Let’s for a moment assume that MacLennan’s right – search is just buying space on the internet high street. If he means that it’s a part of distribution, then that would certainly make it part of McCarthy’s four P’s of marketing. If he means that it’s part of what many marketers call ‘the last six feet’, then to dismiss it as commoditisation of the brand is to similarly exclude in-store merchandising.
And are you commoditising your brand by using search? A commodity has no differentiating characteristics, and is bought on price only – so is search leading brands this way?
In reality, that’s up to us. If we choose as marketers to throw up our hands in resignation at this challenge, then the brands we nurture will probably wither – either becoming commoditised, or more likely, beaten into submission by those who rise to the challenge.

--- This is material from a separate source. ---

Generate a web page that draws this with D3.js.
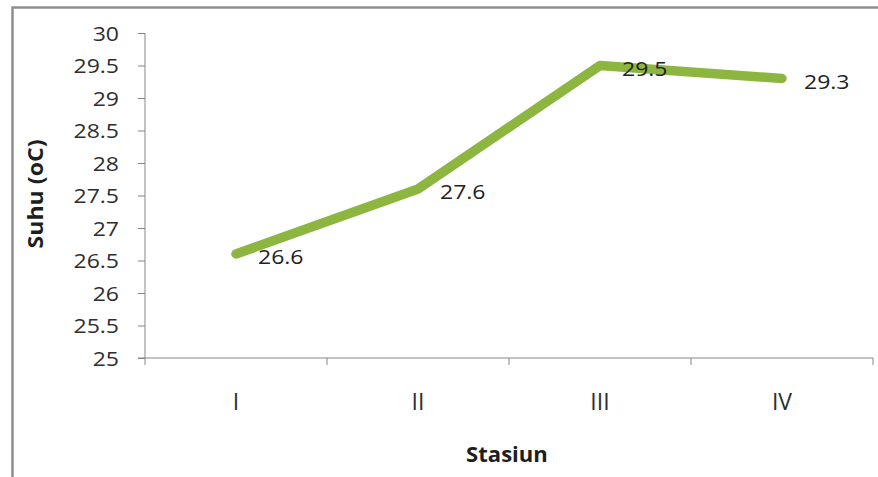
<!DOCTYPE html>
<html>
<head>
<meta charset="utf-8">
<script src="https://cdn.jsdelivr.net/npm/d3@7"></script>
<style>
  html, body { margin: 0; padding: 0; background: #fff; }
  svg { display: block; }
  text { font-family: "Open Sans", "Liberation Sans", sans-serif; }
</style>
</head>
<body>
<svg id="chart" width="878" height="477"></svg>
<script>
// Water temperature per sampling station
const stations = ["I", "II", "III", "IV"];
const suhu = [26.6, 27.6, 29.5, 29.3];
const yTicks = [25, 25.5, 26, 26.5, 27, 27.5, 28, 28.5, 29, 29.5, 30];
const yTitle = "Suhu (oC)";
const xTitle = "Stasiun";

const W = 878, H = 477;
const plot = { left: 145, right: 873, top: 33, bottom: 358 };

const svg = d3.select("#chart");
svg.append("rect").attr("width", W).attr("height", H).attr("fill", "#fff");

// chart frame
svg.append("rect")
  .attr("x", 12.5).attr("y", 7.5)
  .attr("width", W + 20).attr("height", H + 20)
  .attr("fill", "none").attr("stroke", "#8e8e8e").attr("stroke-width", 2.5);

const x = d3.scaleBand().domain(stations).range([plot.left, plot.right]).padding(0);
const y = d3.scaleLinear().domain([25, 30]).range([plot.bottom, plot.top]);

// widen glyphs slightly so the type reads like a wide UI face
function stretch(sel, k) {
  sel.each(function () {
    const len = this.getComputedTextLength();
    d3.select(this).attr("textLength", len * k).attr("lengthAdjust", "spacingAndGlyphs");
  });
}

// y axis
const yAxis = svg.append("g")
  .attr("transform", `translate(${plot.left},0)`)
  .call(d3.axisLeft(y).tickValues(yTicks).tickSize(7).tickPadding(19).tickFormat(d3.format("")));
yAxis.select(".domain").remove();
yAxis.append("line")
  .attr("x1", 0).attr("x2", 0).attr("y1", plot.top).attr("y2", plot.bottom + 7)
  .attr("stroke", "#868686").attr("stroke-width", 1);
yAxis.selectAll(".tick line").attr("stroke", "#868686");
yAxis.selectAll(".tick text")
  .attr("fill", "#2e2e2e").style("font-size", "20px").attr("dy", "0.36em");
stretch(yAxis.selectAll(".tick text"), 1.15);

// x axis
const xAxis = svg.append("g").attr("transform", `translate(0,${plot.bottom})`);
xAxis.append("line")
  .attr("x1", plot.left - 7).attr("x2", plot.right).attr("y1", 0).attr("y2", 0)
  .attr("stroke", "#868686");
const edges = stations.map(s => x(s)).concat([x(stations[stations.length - 1]) + x.bandwidth()]);
xAxis.selectAll(".edge").data(edges.slice(1)).join("line")
  .attr("x1", d => d).attr("x2", d => d).attr("y1", 0).attr("y2", 7)
  .attr("stroke", "#868686");
xAxis.selectAll(".cat").data(stations).join("text")
  .attr("x", d => x(d) + x.bandwidth() / 2)
  .attr("y", 52)
  .attr("text-anchor", "middle")
  .attr("fill", "#2e2e2e")
  .style("font-size", "23px")
  .text(d => d);

// axis titles
const xt = svg.append("text")
  .attr("x", 507).attr("y", 462)
  .attr("text-anchor", "middle")
  .attr("fill", "#1e1e1e").style("font-size", "21px").style("font-weight", "bold")
  .text(xTitle);
const yt = svg.append("text")
  .attr("transform", "translate(43,194) rotate(-90)")
  .attr("text-anchor", "middle")
  .attr("fill", "#1e1e1e").style("font-size", "21px").style("font-weight", "bold")
  .text(yTitle);
stretch(xt, 1.05);
stretch(yt, 1.1);

// temperature line
const pts = stations.map((s, i) => ({ s, v: suhu[i] }));
const line = d3.line().x(d => x(d.s) + x.bandwidth() / 2).y(d => y(d.v));
svg.append("path")
  .datum(pts)
  .attr("d", line)
  .attr("fill", "none")
  .attr("stroke", "#8cb640")
  .attr("stroke-width", 9.5)
  .attr("stroke-linecap", "round")
  .attr("stroke-linejoin", "round");

// value labels
const labels = svg.selectAll(".val").data(pts).join("text")
  .attr("x", d => x(d.s) + x.bandwidth() / 2 + 22)
  .attr("y", d => y(d.v) + 3)
  .attr("dy", "0.36em")
  .attr("fill", "#222")
  .style("font-size", "20px")
  .text(d => d3.format(".1f")(d.v));
stretch(labels, 1.15);
</script>
</body>
</html>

Because consumers make brand choices in search.
This isn’t speculation – it’s empirically demonstrated by the data. Search engine users don’t just make one search before a purchase – they typically make several. We can track this behaviour, and understand how the process works as they progress – “flat screen TV”, “Sony TV”, “Bravia”, and often the model number. We can see where they were diverted to competitors, and where competitors lost them to us – and most importantly we can influence this with the copy we use in the listing (and A/B test that copy to refine its effectiveness).
If we say the right things, and do so in the right places, we can work to protect and even build our brand premium.
This is marketing alright, and moreover, it’s advertising – in a pure, analytical and rather detail-obsessive way. To master it truly, we must understand how it creates value in the marketing and media mix – where and how it influences users on their journey to being customers (either of ours or of the competition). And we’re not going to get there if we dismiss it.
I suspect MacLennan was being deliberately provocative. But what he said plays to the prejudices of the luddite faction, and is on the lips of many in what for want of a better term might be referred to as ‘traditional’ advertising. For these increasingly beleaguered folk, these new forms of advertising/marketing are sparking a semantic debate – rather than a determined attempt to master new techniques that bring real value to marketers.
For these folk, the barbarians really are at the gate – and they’re using Google to get in.